Though such racial interchange had a profound impact on worship and music, Pentecostal voters have remained racially split. In the 2008 U.S. Religious Landscape survey 45 percent of Pentecostals in predominantly white denominations identified with the Republican Party, compared to just 23 percent of those in black Pentecostal bodies. Though Pentecostals in white denominations are somewhat less Republican than other white evangelicals, they are far more conservative than their black co-religionists.
In the decades ahead an influx of Latino, Asian-American, and African Pentecostals promises to reshape Sarah Palin’s childhood denomination. In 1999 ethnic churches made up 26.8 percent of all Assemblies of God congregations, up from 21.8 percent in 1993. By 2030, only 50 percent of AG churches will have a white majority. While the number of white congregations has steadily decreased, the number of ethnic churches continues to grow. Without an infusion of Latino, Asian, and black congregations, the AG would be facing a decline in membership.

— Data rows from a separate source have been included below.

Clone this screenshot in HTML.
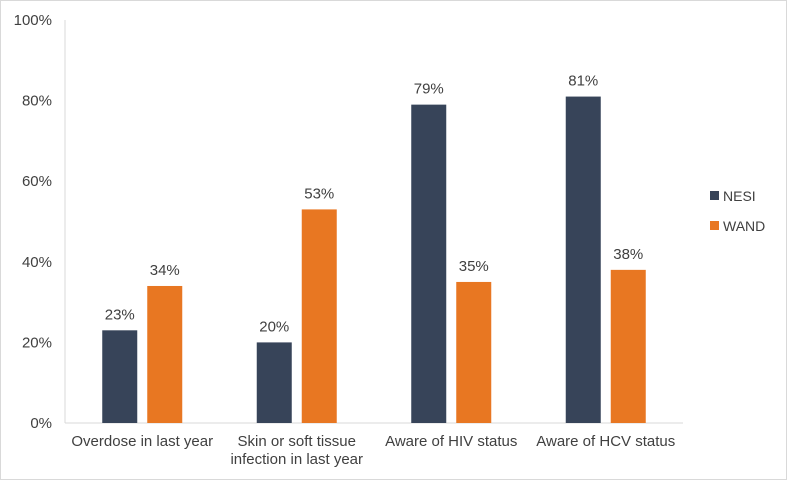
<!DOCTYPE html>
<html><head><meta charset="utf-8"><style>
body{margin:0;background:#fff;}
svg{display:block;font-family:"Liberation Sans",Arial,sans-serif;}
</style></head><body>
<svg id="chart" width="787" height="480">
<rect x="0.5" y="0.5" width="786" height="479" fill="#fff" stroke="#d9d9d9"/>
<g id="plot"></g>
</svg>
<script>
const categories=[["Overdose in last year"],["Skin or soft tissue","infection in last year"],["Aware of HIV status"],["Aware of HCV status"]];
const nesi=[23,20,79,81];
const wand=[34,53,35,38];
const ticks=[0,20,40,60,80,100];
const seriesNames=["NESI","WAND"];
const colors=["#374459","#e87722"];
const NS="http://www.w3.org/2000/svg";
const g=document.getElementById('plot');
const x0=65,x1=683,y0=423,yTop=20;
const y=v=>y0-(v/100)*(y0-yTop);
const band=(x1-x0)/categories.length;
function mk(t,a,txt){const e=document.createElementNS(NS,t);for(const k in a)e.setAttribute(k,a[k]);if(txt!==undefined)e.textContent=txt;g.appendChild(e);return e;}
ticks.forEach(t=>{
 const e=mk('text',{x:52,y:y(t)+5,'text-anchor':'end','font-size':15,fill:'#404040'},t+'%');
 
 
});
const ax=mk('line',{x1:x0,y1:yTop,x2:x0,y2:y0,stroke:'#d9d9d9'});


const bx=mk('line',{x1:x0,y1:y0,x2:x1,y2:y0,stroke:'#d9d9d9'});


const bw=35,gap=10;
[nesi,wand].forEach((arr,s)=>{
 arr.forEach((v,i)=>{
  const c=x0+band*(i+0.5);
  const bxp=s===0?c-gap/2-bw:c+gap/2;
  const r=mk('rect',{x:bxp,y:y(v),width:bw,height:y0-y(v),fill:colors[s]});
  
  
  const l=mk('text',{x:bxp+bw/2,y:y(v)-11,'text-anchor':'middle','font-size':15,fill:'#404040'},v+'%');
  
  
 });
});
categories.forEach((lines,i)=>{
 const c=x0+band*(i+0.5);
 lines.forEach((ln,j)=>{
  const t=mk('text',{x:c,y:446+j*18,'text-anchor':'middle','font-size':15,fill:'#404040'},ln);
  
  
 });
});
seriesNames.forEach((n,s)=>{
 const yy=196+s*30;
 const r=mk('rect',{x:710,y:yy-5,width:9,height:9,fill:colors[s]});
 
 
 const t=mk('text',{x:723,y:yy+5,'font-size':14,fill:'#404040'},n);
 
 
});
</script>
</body></html>
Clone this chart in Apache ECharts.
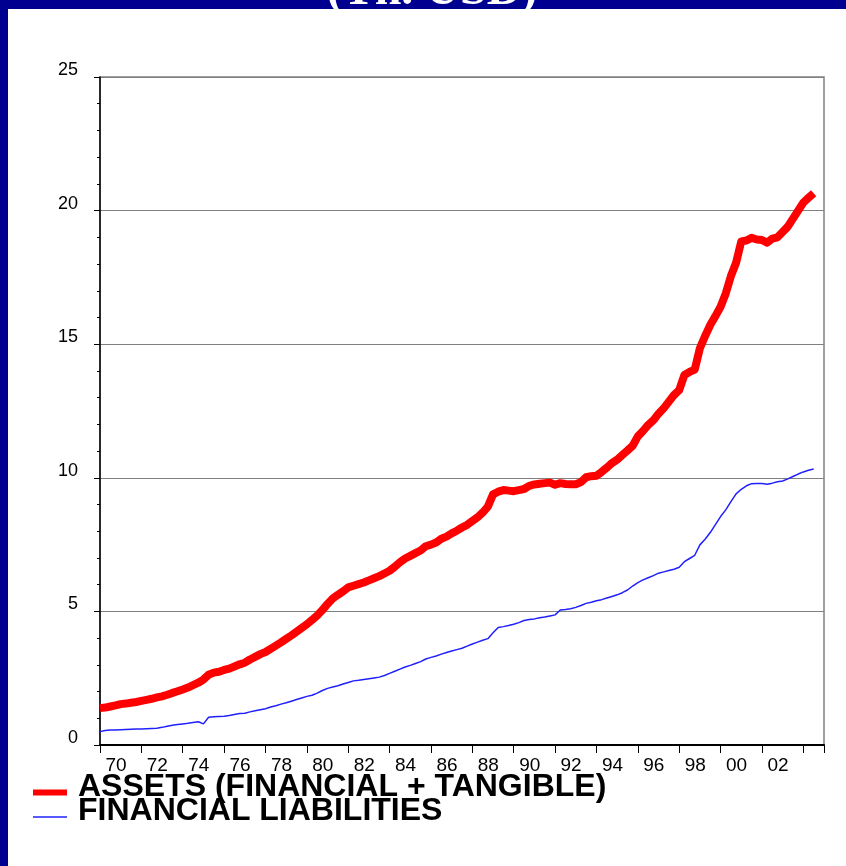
<!DOCTYPE html>
<html>
<head>
<meta charset="utf-8">
<script src="https://cdn.jsdelivr.net/npm/echarts@6/dist/echarts.min.js"></script>
<style>
  html, body { margin: 0; padding: 0; background: #000090; }
  #chart { width: 846px; height: 866px; }
</style>
</head>
<body>
<div id="chart"></div>
<script>
// Quarterly series, 1970Q1 onward (trillions of USD)
const startYear = 1970;
const quartersPerYear = 4;

const assets = [
  1.38, 1.40, 1.44, 1.48,   // 1970
  1.53, 1.55, 1.58, 1.61,   // 1971
  1.65, 1.69, 1.73, 1.78,   // 1972
  1.82, 1.88, 1.95, 2.01,   // 1973
  2.08, 2.15, 2.24, 2.33,   // 1974
  2.45, 2.63, 2.71, 2.74,   // 1975
  2.81, 2.86, 2.94, 3.02,   // 1976
  3.08, 3.20, 3.30, 3.40,   // 1977
  3.48, 3.60, 3.72, 3.84,   // 1978
  3.97, 4.10, 4.24, 4.38,   // 1979
  4.52, 4.68, 4.85, 5.05,   // 1980
  5.28, 5.48, 5.62, 5.75,   // 1981
  5.90, 5.96, 6.02, 6.08,   // 1982
  6.16, 6.24, 6.32, 6.42,   // 1983
  6.52, 6.67, 6.84, 6.98,   // 1984
  7.08, 7.18, 7.28, 7.44,   // 1985
  7.50, 7.58, 7.72, 7.80,   // 1986
  7.92, 8.02, 8.14, 8.24,   // 1987
  8.38, 8.52, 8.70, 8.92,   // 1988
  9.38, 9.48, 9.54, 9.52,   // 1989
  9.50, 9.54, 9.58, 9.70,   // 1990
  9.75, 9.78, 9.80, 9.82,   // 1991
  9.74, 9.80, 9.77, 9.76,   // 1992
  9.76, 9.84, 10.02, 10.06, // 1993
  10.08, 10.22, 10.38, 10.55, // 1994
  10.68, 10.85, 11.02, 11.20, // 1995
  11.55, 11.75, 11.98, 12.15, // 1996
  12.40, 12.60, 12.85, 13.10, // 1997
  13.28, 13.85, 13.96, 14.05, // 1998
  14.85, 15.30, 15.72, 16.05, // 1999
  16.40, 16.90, 17.55, 18.05, // 2000
  18.85, 18.88, 18.98, 18.92, // 2001
  18.90, 18.80, 18.95, 19.00, // 2002
  19.20, 19.40, 19.70, 20.00, // 2003
  20.30, 20.48, 20.65         // 2004
];

const liabilities = [
  0.50, 0.54, 0.56, 0.56,   // 1970
  0.57, 0.58, 0.59, 0.60,   // 1971
  0.60, 0.61, 0.62, 0.63,   // 1972
  0.66, 0.70, 0.74, 0.77,   // 1973
  0.79, 0.81, 0.84, 0.87,   // 1974
  0.79, 1.04, 1.06, 1.07,   // 1975
  1.08, 1.10, 1.14, 1.18,   // 1976
  1.19, 1.24, 1.28, 1.32,   // 1977
  1.36, 1.42, 1.47, 1.53,   // 1978
  1.58, 1.64, 1.70, 1.76,   // 1979
  1.82, 1.86, 1.94, 2.04,   // 1980
  2.12, 2.17, 2.22, 2.28,   // 1981
  2.34, 2.40, 2.42, 2.45,   // 1982
  2.48, 2.51, 2.54, 2.60,   // 1983
  2.68, 2.76, 2.84, 2.92,   // 1984
  2.98, 3.05, 3.12, 3.22,   // 1985
  3.28, 3.33, 3.40, 3.46,   // 1986
  3.52, 3.57, 3.62, 3.70,   // 1987
  3.78, 3.85, 3.92, 3.98,   // 1988
  4.20, 4.40, 4.43, 4.47,   // 1989
  4.52, 4.58, 4.66, 4.70,   // 1990
  4.72, 4.76, 4.79, 4.83,   // 1991
  4.87, 5.05, 5.07, 5.10,   // 1992
  5.15, 5.22, 5.30, 5.34,   // 1993
  5.40, 5.44, 5.50, 5.56,   // 1994
  5.62, 5.70, 5.80, 5.95,   // 1995
  6.08, 6.18, 6.26, 6.34,   // 1996
  6.43, 6.48, 6.53, 6.58,   // 1997
  6.65, 6.86, 6.98, 7.10,   // 1998
  7.49, 7.70, 7.95, 8.25,   // 1999
  8.55, 8.80, 9.11, 9.40,   // 2000
  9.57, 9.70, 9.78, 9.79,   // 2001
  9.79, 9.76, 9.80, 9.85,   // 2002
  9.88, 9.96, 10.05, 10.14, // 2003
  10.22, 10.28, 10.33       // 2004
];

const seriesNames = ['ASSETS (FINANCIAL + TANGIBLE)', 'FINANCIAL LIABILITIES'];
const titleText = '(Tn. USD)';
const yTicks = [0, 5, 10, 15, 20, 25];
const xRange = [1970, 2005];

// Pair each quarterly value with its time position (year + quarter fraction)
function toPoints(values) {
  return values.map((v, i) => [startYear + i / quartersPerYear, v]);
}

const FONT = '"Liberation Sans", Arial, sans-serif';

// Legend swatches sit a little below the middle of their text line and leave
// a gap before the text: the extra moveTo points pad the icon box.
const thickSwatch = 'path://M0,0 M40,24 M0,14 L34,14 L34,20 L0,20 Z';
const thinSwatch = 'path://M0,0 M40,24 M0,16.75 L34,16.75 L34,18.25 L0,18.25 Z';

const legendText = {
  fontFamily: FONT, fontSize: 32, fontWeight: 'bold', color: '#000',
  lineHeight: 24
};

const chart = echarts.init(document.getElementById('chart'), null, { renderer: 'canvas' });

chart.setOption({
  animation: false,
  backgroundColor: '#000090',
  graphic: [
    {
      type: 'rect',
      z: -100,
      left: 8, top: 9,
      shape: { width: 846 - 8, height: 866 - 9 },
      style: { fill: '#ffffff' }
    },
    {
      type: 'text',
      z: -50,
      x: 432, y: -8,
      style: {
        text: titleText,
        font: 'bold 48px "Liberation Serif", "Times New Roman", serif',
        fill: '#ffffff',
        align: 'center',
        verticalAlign: 'middle'
      }
    }
  ],
  grid: {
    left: 100, top: 77, width: 724, height: 668,
    show: true, borderColor: '#808080', borderWidth: 1.5,
    backgroundColor: 'transparent'
  },
  legend: [
    {
      data: [seriesNames[0]],
      left: 33, top: 771.5, padding: 0,
      icon: thickSwatch, itemWidth: 40, itemHeight: 24,
      selectedMode: false,
      textStyle: legendText
    },
    {
      data: [seriesNames[1]],
      left: 33, top: 795.5, padding: 0,
      icon: thinSwatch, itemWidth: 40, itemHeight: 24,
      selectedMode: false,
      textStyle: legendText
    }
  ],
  xAxis: {
    type: 'value',
    min: xRange[0], max: xRange[1], interval: 2,
    axisLine: { show: true, lineStyle: { color: '#000', width: 2 } },
    axisTick: { show: true, length: 8, lineStyle: { color: '#000', width: 1 } },
    splitLine: { show: false },
    axisLabel: {
      margin: 11,
      fontFamily: FONT, fontSize: 19, color: '#000',
      padding: [0, 0, 0, 32],
      showMaxLabel: true, showMinLabel: true,
      formatter: v => (v >= 2004 ? '' : String(v % 100).padStart(2, '0'))
    }
  },
  yAxis: {
    type: 'value',
    min: yTicks[0], max: yTicks[yTicks.length - 1], interval: 5,
    axisLine: { show: true, lineStyle: { color: '#000', width: 1.5 } },
    axisTick: { show: true, length: 6, lineStyle: { color: '#000', width: 1 } },
    minorTick: { show: true, splitNumber: 5, length: 3, lineStyle: { color: '#000', width: 1 } },
    splitLine: { show: true, lineStyle: { color: '#808080', width: 1.2 } },
    axisLabel: {
      margin: 22,
      fontFamily: FONT, fontSize: 18, color: '#000',
      verticalAlign: 'bottom', lineHeight: 14
    }
  },
  series: [
    {
      name: seriesNames[0],
      type: 'line',
      data: toPoints(assets),
      symbol: 'none',
      z: 3,
      lineStyle: { color: '#ff0000', width: 8, join: 'round', cap: 'butt' },
      itemStyle: { color: '#ff0000' }
    },
    {
      name: seriesNames[1],
      type: 'line',
      data: toPoints(liabilities),
      symbol: 'none',
      z: 2,
      lineStyle: { color: '#2020ff', width: 1.5 },
      itemStyle: { color: '#2020ff' }
    }
  ]
});
</script>
</body>
</html>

In the final analysis, the diversification of formerly white denominations may end up pushing Pentecostalism in a more moderate direction. Though somewhat more Republican than Latino Catholics, Latino Pentecostals are not as conservative as their Anglo brothers and sisters. In 2006 a majority of Hispanic evangelicals gave their votes to the Democrats. Currently, Latino Protestants are leaning toward Obama, suggesting that the demographic changes in the Assemblies of God may bode well for the Democratic Party. Bishop Muthee’s support for Sarah Palin notwithstanding, the influence of global Pentecostalism may move the American electorate to the left.